Western diplomacy failed yet again to counteract Russia’s method of working both within multilateral bodies (such as the Minsk Group) and around those bodies at the same time, using bilateral channels to circumvent the multilateral process.

In the next stage, Moscow intends to use the Minsk Group’s triple co-chairmanship to legitimize Russia’s faits accomplis on the ground. The Kremlin is prepared to let the co-chairs return to the region in support of Russia‘s initiatives. President Vladimir Putin, Foreign Minister Sergei Lavrov, and Deputy Foreign Minister Sergei Ryabov continue briefing Washington and Paris about Moscow’s initiatives regarding Armenia and Azerbaijan. Those are basically post factum notifications of Russian actions; they are neither a trilateral negotiation among the co-chairs, nor the co-chairs’ mediation between Baku and Yerevan as per the group’s mandate. Such briefings amount to a pretense that the Minsk Group’s co-chairmanship continues to operate. Washington and Paris seem to go along, partly out of face-saving considerations and partly in the hopes of climbing back into the process. On January 30, in an interview with Dozhd TV, the US ambassador in Moscow, John Sullivan, said that such briefings are “yet another example of an area where the United States and France cooperate with the Russian government as Minsk Group co-chairs, and we wish to continue our cooperation” (RIA Novosti, January 30).

Putin and Lavrov (TASS, November 18, 2020 and December 17, 2020) have made clear all along that they would confine the co-chairs to humanitarian and economic assistance functions in Karabakh for the time being. Moscow expects Washington and Paris to help mobilize international financing for post-conflict reconstruction. Along these lines, Putin told the Davos Economic Forum on January 27 that the Minsk Group’s co-chairing countries “face the task of helping the war-affected areas to resolve humanitarian problems, restore damaged infrastructure, [and] assist the return of refugees” (, January 27, 2021).

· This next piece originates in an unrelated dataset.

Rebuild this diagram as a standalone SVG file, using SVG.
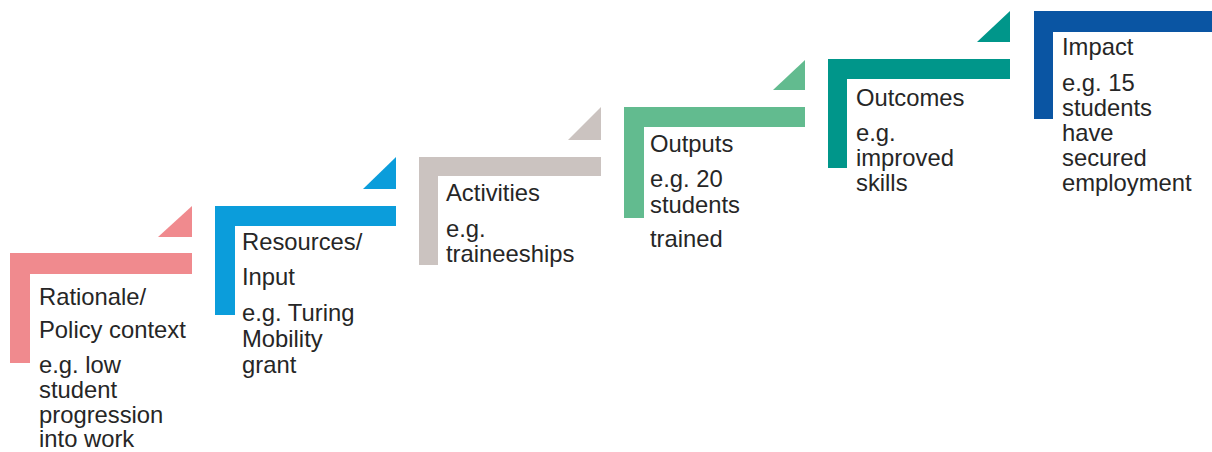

Russia is the only actor participating in—and dominating—all the existing platforms and formats in the Armenia-Azerbaijan conflict theater. Besides its near-monopoly in the Minsk Group, Russia is the sole “peacekeeper” with troops on the ground; it is Armenia’s official ally and security guarantor; it is the unrecognized Karabakh “republic’s” security guarantor and de facto protector; it is Turkey’s exclusive partner in the Joint Center for Ceasefire Monitoring (inaugurated on January 30); it is the mediator between Azerbaijan and Armenia in the border-demarcation processes in Karabakh and Syunik; and it is the initiator and convener of region-wide strategic transportation projects involving Azerbaijan, Turkey and Armenia, alongside Russia itself (see EDM, January 12).

All this is a tribute to Russia’s diplomatic agility, regional expertise and non-ideological pragmatism. It has managed to maintain conflict-free relations with all regional players, work with any and all of them, and gain unmatched leverage in all directions. Russia effectively postures as upholding international law through support of Azerbaijan’s territorial integrity; as providing security guarantees via “peacekeeping” to the Armenian population of Karabakh; and as promoting region-wide economic development through Russia’s role as convener of strategic transportation projects. In all of this, Russia capitalizes on the disengagement of the United States and the European Union from the region.

At this stage and going forward, Turkey is the only player in the region that can at least in part offset Russia’s influence, mainly by guaranteeing Azerbaijan’s full independence and sovereignty. The Turkey-Azerbaijan tandem protects Georgia also. Washington and Paris are prone to viewing the Armenia-Azerbaijan conflict—and the situation in the region overall—through the prism of the US’s and France’s own strained relations with Turkey on issues unrelated to the South Caucasus. The multifaceted task before them, however, is to learn to compartmentalize, encourage Turkey’s newfound role in the South Caucasus, and solidify the Turkey-Azerbaijan-Georgia alignment.